◆ WHAT THE TASK REQUIRES
Extract word for word the lines of the listing from its start to the line holding "d3.scaleLinear().domain([0, 14000]).range([pBottom, pTop]);", both ends kept; pictures are not part of the copy.
[DATASET EXTRACT start]
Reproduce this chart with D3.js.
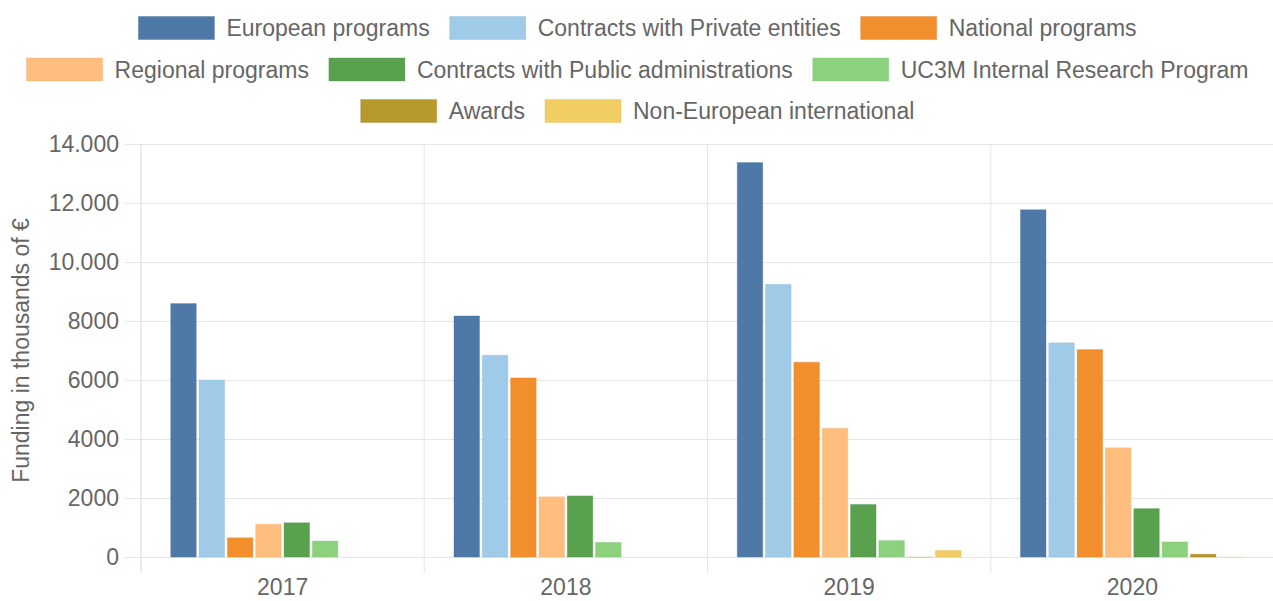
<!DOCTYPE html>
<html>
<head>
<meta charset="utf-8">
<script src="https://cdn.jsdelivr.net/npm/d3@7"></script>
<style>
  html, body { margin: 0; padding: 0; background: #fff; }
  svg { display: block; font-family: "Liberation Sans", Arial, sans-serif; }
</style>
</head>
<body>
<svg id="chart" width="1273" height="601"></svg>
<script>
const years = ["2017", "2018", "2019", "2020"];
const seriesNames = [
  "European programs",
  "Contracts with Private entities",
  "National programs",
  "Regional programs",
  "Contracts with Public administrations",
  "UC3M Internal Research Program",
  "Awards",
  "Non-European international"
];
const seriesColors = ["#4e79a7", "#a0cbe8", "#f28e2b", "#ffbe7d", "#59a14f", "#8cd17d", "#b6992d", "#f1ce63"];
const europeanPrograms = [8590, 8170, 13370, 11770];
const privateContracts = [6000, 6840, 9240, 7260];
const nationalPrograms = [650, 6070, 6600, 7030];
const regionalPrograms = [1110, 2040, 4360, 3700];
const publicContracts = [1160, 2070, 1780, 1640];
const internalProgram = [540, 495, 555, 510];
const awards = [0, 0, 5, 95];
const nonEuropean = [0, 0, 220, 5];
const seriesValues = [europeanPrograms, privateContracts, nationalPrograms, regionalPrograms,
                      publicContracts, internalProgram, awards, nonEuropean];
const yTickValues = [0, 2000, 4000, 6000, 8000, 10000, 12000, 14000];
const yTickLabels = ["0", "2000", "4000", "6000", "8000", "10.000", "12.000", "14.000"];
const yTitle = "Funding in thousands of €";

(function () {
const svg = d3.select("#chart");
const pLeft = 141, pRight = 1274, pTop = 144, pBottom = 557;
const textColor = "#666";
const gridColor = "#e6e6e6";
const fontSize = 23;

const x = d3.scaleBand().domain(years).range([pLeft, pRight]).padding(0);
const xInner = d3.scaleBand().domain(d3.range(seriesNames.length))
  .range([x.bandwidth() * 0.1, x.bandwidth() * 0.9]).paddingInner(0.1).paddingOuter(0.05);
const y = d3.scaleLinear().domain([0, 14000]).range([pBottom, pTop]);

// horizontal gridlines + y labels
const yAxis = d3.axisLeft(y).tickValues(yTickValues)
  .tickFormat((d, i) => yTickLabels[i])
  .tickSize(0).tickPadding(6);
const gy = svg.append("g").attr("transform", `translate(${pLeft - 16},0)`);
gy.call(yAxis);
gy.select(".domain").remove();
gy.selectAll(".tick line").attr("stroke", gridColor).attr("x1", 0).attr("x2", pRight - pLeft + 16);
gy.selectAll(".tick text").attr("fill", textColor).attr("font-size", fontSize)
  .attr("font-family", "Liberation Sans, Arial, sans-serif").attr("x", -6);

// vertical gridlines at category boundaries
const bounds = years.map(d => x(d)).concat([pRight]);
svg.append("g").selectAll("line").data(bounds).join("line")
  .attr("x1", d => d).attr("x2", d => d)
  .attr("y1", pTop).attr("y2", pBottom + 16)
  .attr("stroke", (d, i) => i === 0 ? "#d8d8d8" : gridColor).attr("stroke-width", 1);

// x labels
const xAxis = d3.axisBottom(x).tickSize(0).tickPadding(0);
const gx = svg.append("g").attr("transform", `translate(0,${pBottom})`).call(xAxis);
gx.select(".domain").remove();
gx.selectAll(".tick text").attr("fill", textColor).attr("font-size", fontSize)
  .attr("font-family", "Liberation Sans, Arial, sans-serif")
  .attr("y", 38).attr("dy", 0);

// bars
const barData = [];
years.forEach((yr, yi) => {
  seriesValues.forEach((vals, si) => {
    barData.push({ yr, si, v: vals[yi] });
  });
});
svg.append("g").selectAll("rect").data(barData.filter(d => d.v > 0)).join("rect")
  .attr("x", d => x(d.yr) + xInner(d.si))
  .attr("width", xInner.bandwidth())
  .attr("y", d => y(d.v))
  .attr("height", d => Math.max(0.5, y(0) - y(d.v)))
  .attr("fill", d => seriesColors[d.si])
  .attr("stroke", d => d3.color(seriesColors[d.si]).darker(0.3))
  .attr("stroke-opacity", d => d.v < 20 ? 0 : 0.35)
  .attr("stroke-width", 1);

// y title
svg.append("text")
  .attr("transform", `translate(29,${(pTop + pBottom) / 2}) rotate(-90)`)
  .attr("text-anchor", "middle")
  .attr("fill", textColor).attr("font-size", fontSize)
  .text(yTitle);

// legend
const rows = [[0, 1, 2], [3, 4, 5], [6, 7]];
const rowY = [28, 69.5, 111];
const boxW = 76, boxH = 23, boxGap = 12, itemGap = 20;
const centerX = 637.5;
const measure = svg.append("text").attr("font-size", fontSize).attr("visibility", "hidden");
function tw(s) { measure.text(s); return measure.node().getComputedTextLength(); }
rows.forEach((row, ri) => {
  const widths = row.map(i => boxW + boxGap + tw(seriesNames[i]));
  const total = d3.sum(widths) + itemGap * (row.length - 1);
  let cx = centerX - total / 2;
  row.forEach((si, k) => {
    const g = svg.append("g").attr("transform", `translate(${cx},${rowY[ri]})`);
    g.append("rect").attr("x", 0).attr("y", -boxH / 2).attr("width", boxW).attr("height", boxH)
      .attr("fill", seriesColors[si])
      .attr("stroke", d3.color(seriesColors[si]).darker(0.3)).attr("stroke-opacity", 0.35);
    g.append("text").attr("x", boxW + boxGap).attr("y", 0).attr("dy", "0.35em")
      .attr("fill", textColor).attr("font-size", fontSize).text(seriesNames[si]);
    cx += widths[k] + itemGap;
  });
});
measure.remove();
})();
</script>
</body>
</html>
[DATASET EXTRACT end]
◆ THE REPLY
Reproduce this chart with D3.js.
<!DOCTYPE html>
<html>
<head>
<meta charset="utf-8">
<script src="https://cdn.jsdelivr.net/npm/d3@7"></script>
<style>
  html, body { margin: 0; padding: 0; background: #fff; }
  svg { display: block; font-family: "Liberation Sans", Arial, sans-serif; }
</style>
</head>
<body>
<svg id="chart" width="1273" height="601"></svg>
<script>
const years = ["2017", "2018", "2019", "2020"];
const seriesNames = [
  "European programs",
  "Contracts with Private entities",
  "National programs",
  "Regional programs",
  "Contracts with Public administrations",
  "UC3M Internal Research Program",
  "Awards",
  "Non-European international"
];
const seriesColors = ["#4e79a7", "#a0cbe8", "#f28e2b", "#ffbe7d", "#59a14f", "#8cd17d", "#b6992d", "#f1ce63"];
const europeanPrograms = [8590, 8170, 13370, 11770];
const privateContracts = [6000, 6840, 9240, 7260];
const nationalPrograms = [650, 6070, 6600, 7030];
const regionalPrograms = [1110, 2040, 4360, 3700];
const publicContracts = [1160, 2070, 1780, 1640];
const internalProgram = [540, 495, 555, 510];
const awards = [0, 0, 5, 95];
const nonEuropean = [0, 0, 220, 5];
const seriesValues = [europeanPrograms, privateContracts, nationalPrograms, regionalPrograms,
                      publicContracts, internalProgram, awards, nonEuropean];
const yTickValues = [0, 2000, 4000, 6000, 8000, 10000, 12000, 14000];
const yTickLabels = ["0", "2000", "4000", "6000", "8000", "10.000", "12.000", "14.000"];
const yTitle = "Funding in thousands of €";

(function () {
const svg = d3.select("#chart");
const pLeft = 141, pRight = 1274, pTop = 144, pBottom = 557;
const textColor = "#666";
const gridColor = "#e6e6e6";
const fontSize = 23;

const x = d3.scaleBand().domain(years).range([pLeft, pRight]).padding(0);
const xInner = d3.scaleBand().domain(d3.range(seriesNames.length))
  .range([x.bandwidth() * 0.1, x.bandwidth() * 0.9]).paddingInner(0.1).paddingOuter(0.05);
const y = d3.scaleLinear().domain([0, 14000]).range([pBottom, pTop]);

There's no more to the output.